Exercise task
Each line from the line with "Output the Python" to the line with "return px / W, 1 - py / H", inclusive, is to be repeated exactly; no other line and no picture belongs in the copy.
[Begin Stored data]
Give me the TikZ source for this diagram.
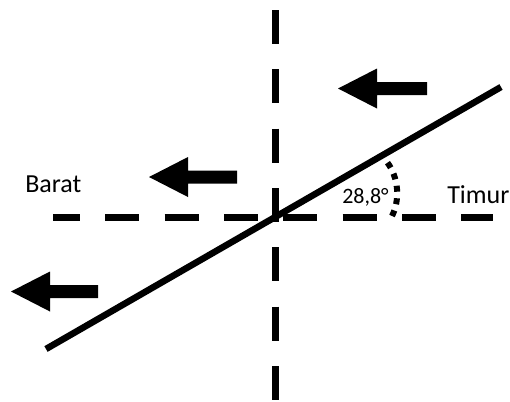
\documentclass[tikz,border=0pt]{standalone}
\usepackage{fontspec}
\setmainfont{Carlito}
\begin{document}
\begin{tikzpicture}[x=0.75pt,y=-0.75pt,
    axis/.style={line width=5.25pt,dash pattern=on 25.5pt off 19pt},
    windarrow/.style={fill=black}]
  \useasboundingbox (0,0) rectangle (510,401);
  \coordinate (O) at (275,217);

  % dashed axes
  \draw[axis] (275,10) -- (275,400);
  \draw[axis,dash phase=5.25pt] (53,217) -- (493,217);

  % slanted line
  \draw[line width=4.9pt] (46,349) -- (501,87);

  % dotted angle mark
  \draw[line width=4.5pt,dash pattern=on 4.5pt off 4.9pt]
    (392,216) .. controls (400,200) and (399,178) .. (387,162);

  % arrows pointing west
  \foreach \tx/\ty/\ex in {338/88.5/427, 149/177/237, 11/291.5/98}
    \fill[windarrow] (\tx,\ty) -- (\tx+39,\ty-20) -- (\tx+39,\ty-6.5)
      -- (\ex,\ty-6.5) -- (\ex,\ty+6.5) -- (\tx+39,\ty+6.5)
      -- (\tx+39,\ty+20) -- cycle;

  % labels
  \node[anchor=base west,inner sep=0pt,font=\fontsize{19.5}{20}\selectfont] (barat) at (25,192) {Barat};
  \node[anchor=base west,inner sep=0pt,font=\fontsize{19.5}{20}\selectfont] (timur) at (447,203) {Timur};
  \node[anchor=base west,inner sep=0pt,font=\fontsize{16.5}{17}\selectfont] (sudut) at (342,203) {28,8°};
\end{tikzpicture}
\end{document}
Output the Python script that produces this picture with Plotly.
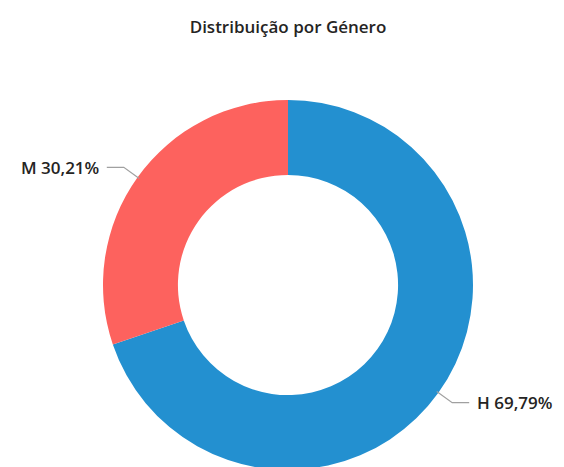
import math
import plotly.graph_objects as go

# Data
categories = ["H", "M"]
values = [69.79, 30.21]
colors = ["#2390D0", "#FD625E"]
title_text = "Distribuição por Género"

W, H = 564, 467
OFF = 8  # page body margin
dom_x = [0.1684, 0.8245]
dom_y = [0.0107, 0.803]
hole = 0.595

fig = go.Figure()
fig.add_trace(go.Pie(
    labels=categories, values=values, sort=False, direction="clockwise",
    rotation=0, hole=hole, textinfo="none", hoverinfo="label+percent",
    marker=dict(colors=colors, line=dict(width=0)),
    domain=dict(x=dom_x, y=dom_y), showlegend=False,
))

# geometry in figure pixels
cx = W * (dom_x[0] + dom_x[1]) / 2
cy = H - H * (dom_y[0] + dom_y[1]) / 2
r = min(W * (dom_x[1] - dom_x[0]), H * (dom_y[1] - dom_y[0])) / 2

def to_paper(px, py):
    return px / W, 1 - py / H

total = sum(values)
cum = 0
shapes = []
annotations = []
for cat, v in zip(categories, values):
    mid = (cum + v / 2) / total * 2 * math.pi
    cum += v
    ux, uy = math.sin(mid), -math.cos(mid)  # clockwise from top
    p0 = (cx + (r - 2) * ux, cy + (r - 2) * uy)
    p1 = (p0[0] + 19 * ux, p0[1] + 19 * uy)
    side = 1 if ux > 0 else -1
    p2 = (p1[0] + 17 * side, p1[1])
    pts = [to_paper(*p) for p in (p0, p1, p2)]
    path = "M {} {} L {} {} L {} {}".format(pts[0][0], pts[0][1], pts[1][0], pts[1][1], pts[2][0], pts[2][1])
    shapes.append(dict(type="path", path=path, xref="paper", yref="paper",
                       line=dict(color="#A0A0A0", width=1.2)))
    lx, ly = to_paper(p2[0] + 6 * side, p2[1])
    annotations.append(dict(
        x=lx, y=ly, xref="paper", yref="paper", showarrow=False,
        text="{} {}%".format(cat, f"{v:.2f}".replace(".", ",")),
        xanchor="left" if side > 0 else "right", yanchor="middle",
        font=dict(family="Open Sans", size=17, color="#252423", weight=600),
    ))

fig.update_layout(
    width=W, height=H,
    margin=dict(l=0, r=0, t=0, b=0),
    paper_bgcolor="white", plot_bgcolor="white",
    title=dict(text=title_text, x=(288 - OFF) / W, xanchor="center", y=1 - (27 - OFF) / H, yanchor="middle",
               font=dict(family="Open Sans", size=17, color="#252423", weight=600)),
    shapes=shapes, annotations=annotations,
)

fig.write_html("out.html")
[End Stored data]
Response to the task
Output the Python script that produces this picture with Plotly.
import math
import plotly.graph_objects as go

# Data
categories = ["H", "M"]
values = [69.79, 30.21]
colors = ["#2390D0", "#FD625E"]
title_text = "Distribuição por Género"

W, H = 564, 467
OFF = 8  # page body margin
dom_x = [0.1684, 0.8245]
dom_y = [0.0107, 0.803]
hole = 0.595

fig = go.Figure()
fig.add_trace(go.Pie(
    labels=categories, values=values, sort=False, direction="clockwise",
    rotation=0, hole=hole, textinfo="none", hoverinfo="label+percent",
    marker=dict(colors=colors, line=dict(width=0)),
    domain=dict(x=dom_x, y=dom_y), showlegend=False,
))

# geometry in figure pixels
cx = W * (dom_x[0] + dom_x[1]) / 2
cy = H - H * (dom_y[0] + dom_y[1]) / 2
r = min(W * (dom_x[1] - dom_x[0]), H * (dom_y[1] - dom_y[0])) / 2

def to_paper(px, py):
    return px / W, 1 - py / H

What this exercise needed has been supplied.